HOUSTON, TX, UNITED STATES, February 7, 2025 /EINPresswire.com/ -- In the third edition of a report entitled “Upstream Folklore: How Oil Is Discovered, and Oil Companies and Careers Are Built,” success and failure are seen as reflected in industry adages, guidelines, and hard lessons. Examples of each are drawn from the experiences of oil and gas companies, policymakers, and regulators in Mexico and the United States.

“These 25 adages, guidelines, and hard lessons point to a philosophy of economic value that underpins the upstream oil industry. Taken together, these adages and hard lessons constitute an Archimedean ruler with which to measure the market successes and failures of any oil jurisdiction—from Nigeria to Vietnam,” insists George Baker, the principal author of the report.

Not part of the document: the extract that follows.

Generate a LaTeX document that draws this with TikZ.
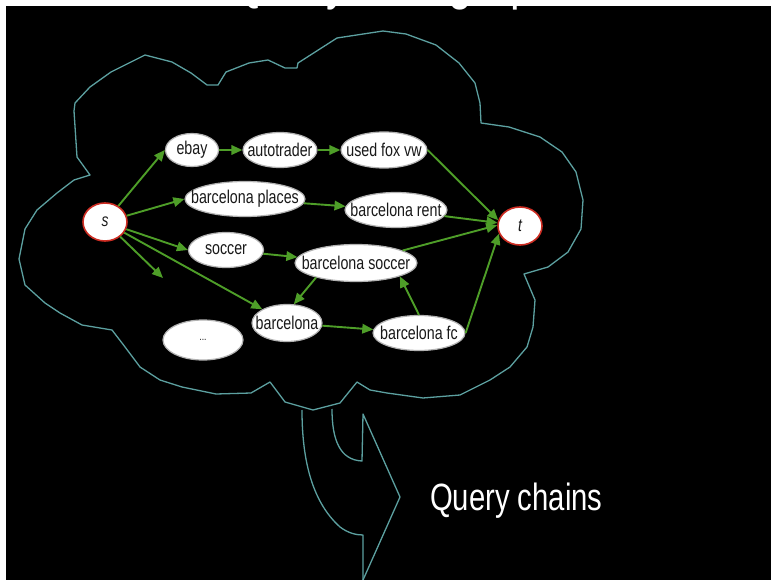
\documentclass[tikz,border=0pt]{standalone}
\usepackage{fontspec}
\usetikzlibrary{shapes.geometric,arrows.meta}
\newfontfamily\narrowsans{Liberation Sans}[FakeStretch=0.77]
\definecolor{cloudteal}{RGB}{92,160,160}
\definecolor{edgegreen}{RGB}{78,158,40}
\definecolor{endred}{RGB}{205,45,35}
% zero-width label box: the ellipse size comes from the style alone
\newcommand\qlbl[1]{\makebox[0pt]{#1}}

\begin{document}
\begin{tikzpicture}[x=1pt,y=-1pt,
  qnode/.style={ellipse, fill=white, draw=black!30, line width=1.2pt, inner sep=0pt,
    font=\narrowsans\fontsize{18.5}{20}\selectfont, text=black!90},
  endnode/.style={qnode, draw=endred, line width=1.6pt,
    font=\narrowsans\itshape\fontsize{18}{20}\selectfont},
  link/.style={draw=edgegreen, line width=1.9pt, -{Triangle[length=11pt,width=9.5pt]}},
  cloudline/.style={draw=cloudteal, line width=1.3pt, line join=round}]

\useasboundingbox (0,0) rectangle (771,580);
\fill[white] (0,0) rectangle (771,580);
\fill[black] (6,6) rectangle (771,580);

% heading, mostly above the page
\node[anchor=base west, inner sep=0pt, text=white,
      font=\narrowsans\fontsize{56}{60}\selectfont] (title) at (230,-1.5) {Query flow graph};

% cloud outline
\draw[cloudline] (90,175) -- (77,157) -- (74,111) -- (75,103) -- (90,87) -- (111,72)
  -- (145,55) -- (172,62) -- (191,73) -- (207,85) -- (218,85) -- (226,72)
  -- (249,63) -- (268,60) -- (285,68) -- (297,68) -- (298,63) -- (337,38)
  -- (383,31) -- (406,34) -- (436,45) -- (459,63) -- (475,83) -- (480,103)
  -- (481,123) -- (509,127) -- (540,137) -- (562,152) -- (576,172) -- (583,200)
  -- (581,229) -- (568,252) -- (548,267) -- (524,274) -- (535,300) -- (533,327)
  -- (527,347) -- (510,367) -- (490,380) -- (460,395) -- (423,398) -- (387,393)
  -- (370,390) -- (357,382) -- (340,403) -- (313,410) -- (285,402) -- (270,382)
  -- (251,393) -- (216,394) -- (182,387) -- (160,380) -- (140,367) -- (122,343)
  -- (112,330) -- (82,325) -- (60,313) -- (45,303) -- (25,285) -- (19,259)
  -- (25,229) -- (37,210) -- (57,193) -- (74,180) -- cycle;

% curved block arrow below the cloud
\draw[cloudline] (302,410) .. controls (302,455) and (310,500) .. (340,527)
  .. controls (348,533) and (356,535) .. (363,535) -- (363,580);
\draw[cloudline] (332,409) .. controls (332,440) and (340,460) .. (362,461)
  -- (363,414) -- (400,497) -- (363,580);

% query nodes
\node[endnode, minimum width=44pt, minimum height=38pt] (s) at (105,222) {\qlbl{s}};
\node[endnode, minimum width=44pt, minimum height=38pt] (t) at (520,226) {\qlbl{t}};
\node[qnode, minimum width=53pt, minimum height=33pt] (ebay) at (192,150) {\qlbl{ebay}};
\node[qnode, minimum width=74pt, minimum height=35pt] (autotrader) at (280,150) {\qlbl{autotrader}};
\node[qnode, minimum width=86pt, minimum height=36pt] (ufv) at (384,150) {\qlbl{used fox vw}};
\node[qnode, minimum width=120pt, minimum height=35pt] (bp) at (245,199) {\qlbl{barcelona places}};
\node[qnode, minimum width=102pt, minimum height=35pt] (brent) at (396,210) {\qlbl{barcelona rent}};
\node[qnode, minimum width=75pt, minimum height=35pt] (soccer) at (226,250) {\qlbl{soccer}};
\node[qnode, minimum width=122pt, minimum height=37pt] (bsoccer) at (356,263) {\qlbl{barcelona soccer}};
\node[qnode, minimum width=70pt, minimum height=37pt] (barca) at (287,323) {\qlbl{barcelona}};
\node[qnode, minimum width=92pt, minimum height=35pt] (bfc) at (419,333) {\qlbl{barcelona fc}};
\node[qnode, minimum width=80pt, minimum height=40pt,
      font=\narrowsans\fontsize{11}{12}\selectfont] (more) at (203,340) {\qlbl{...}};
\coordinate (loose) at (163,278);

% transitions
\draw[link] (s) -- (ebay.west);
\draw[link] (ebay) -- (autotrader);
\draw[link] (autotrader) -- (ufv);
\draw[link] (ufv.east) -- (t.165);
\draw[link] (s) -- (bp.west);
\draw[link] (bp) -- (brent);
\draw[link] (brent) -- (t.172);
\draw[link] (s) -- (soccer.west);
\draw[link] (soccer) -- (bsoccer);
\draw[link] (bsoccer) -- (t.178);
\draw[link] (bsoccer.200) -- (barca.70);
\draw[link] (s) -- (barca);
\draw[link] (s) -- (loose);
\draw[link] (barca) -- (bfc);
\draw[link] (bfc.north) -- (bsoccer.343);
\draw[link] (bfc.east) -- (t.200);

% caption
\node[anchor=base west, inner sep=0pt, text=white,
      font=\narrowsans\fontsize{38}{40}\selectfont] (chains) at (430,510) {Query chains};
\end{tikzpicture}
\end{document}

This analytical approach provides an indirect measurement of Mexico's success, over 25 years, to create sustainable frameworks for the oil and wholesale electricity markets, ones that would attract foreign investors. From 1992 to 2018, successive reforms limited investors to serving as contractors to the state-owned oil and power companies. In 2014, legislation in the oil market allowed for private investors to bid on acreage and be compensated proportionately to their success. In 2016, Pemex signed its first joint venture, a 40/60 deal with Australia’s BHP Billiton (succeeded in 2022 by Woodside Energy).

“This direction of public policy was reversed with the election in 2018 of Andres Manuel López Obrador as president,” observes Baker, whose newsletter, Mexico Energy Intelligence, has reported on the unfolding of policies and the responses of investors and governments since 1995.

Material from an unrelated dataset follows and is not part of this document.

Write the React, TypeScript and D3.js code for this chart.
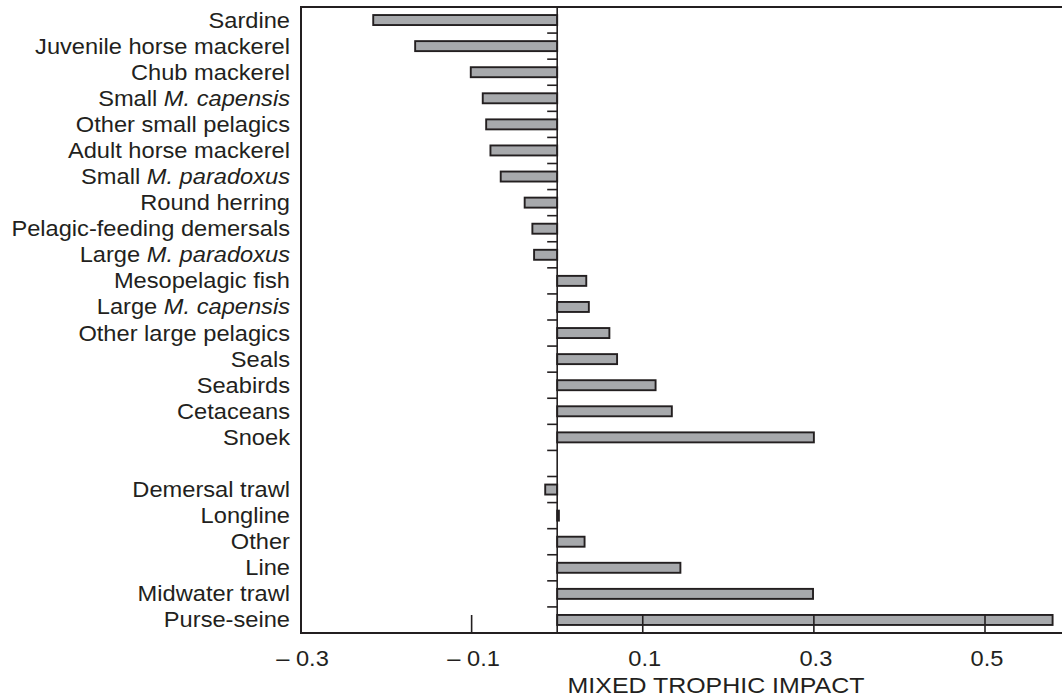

The report describes how Houston’s Talos Energy and London’s Harbour Energy, both investors in the first oil auction of 2015, have been given hard lessons by Pemex, the legacy state oil company, regulators, and trade associations. "The appointment of Paul Goodfellow as CEO may be the company's last chance to extract value from its discovery, in 2017, of the near-giant reservoir named Zama," opines Baker.

As for adages about the discovery of oil and gas, two are well-known: “Oil is First Found in the Minds of Men” and “The Diversity of Ideas Finds Oil.” The report finds a partial explanation for the 50% drop in Pemex oil product since 2004 in an inadequate diversity of ideas, noting that most company earth scientists are graduates of just two universities; further, the lack of bilingual proficiency limits their participation in international meetings such as the annual Offshore Technology Conference (OTC) in Houston and the associated opportunity to build a global, professional network. The report asks: In whose minds was the Zama reservoir first discovered? In whose minds was a share of its equity first coveted?

Regarding oil policy, the report flags the Mexican government’s successive innovations in the design of petroleum agreements that license exploration and extraction but withhold commercial rights such as the reporting of production data and the booking of reserves. “Practicing attorneys and legal scholars have not publicly recognized that national ownership of the mineral estate in Mexico allows for a full-cycle mineral lease,” says Baker.

The report notes that on January 29, President Claudia Sheinbaum announced that the midstream and upstream regulators, which had been created in 1995 and 2008, respectively, would disappear. “The government is pivoting to a model of central planning and is turning its back on a generation of laws, policies and institution-building that had been intended to upgrade the energy sector to meet global expectations,” observes Baker, who adds “the success of the new orientation will be measurable by reference to production numbers and capacity rates. An understanding how things worked out will be discernible by reference to the adages, guidelines, and hard lessons that are identified in this report.

Appended to the report are two tables, and an index of the names of public officials, among others, cited in the report. Table 1 is a chronology of public policy in the mining and oil sectors. Table 2 is a partial list of unanswered questions concerning public administration in the oil and gas section since 2000. There is also appended an annotated title list of pertinent prior reports.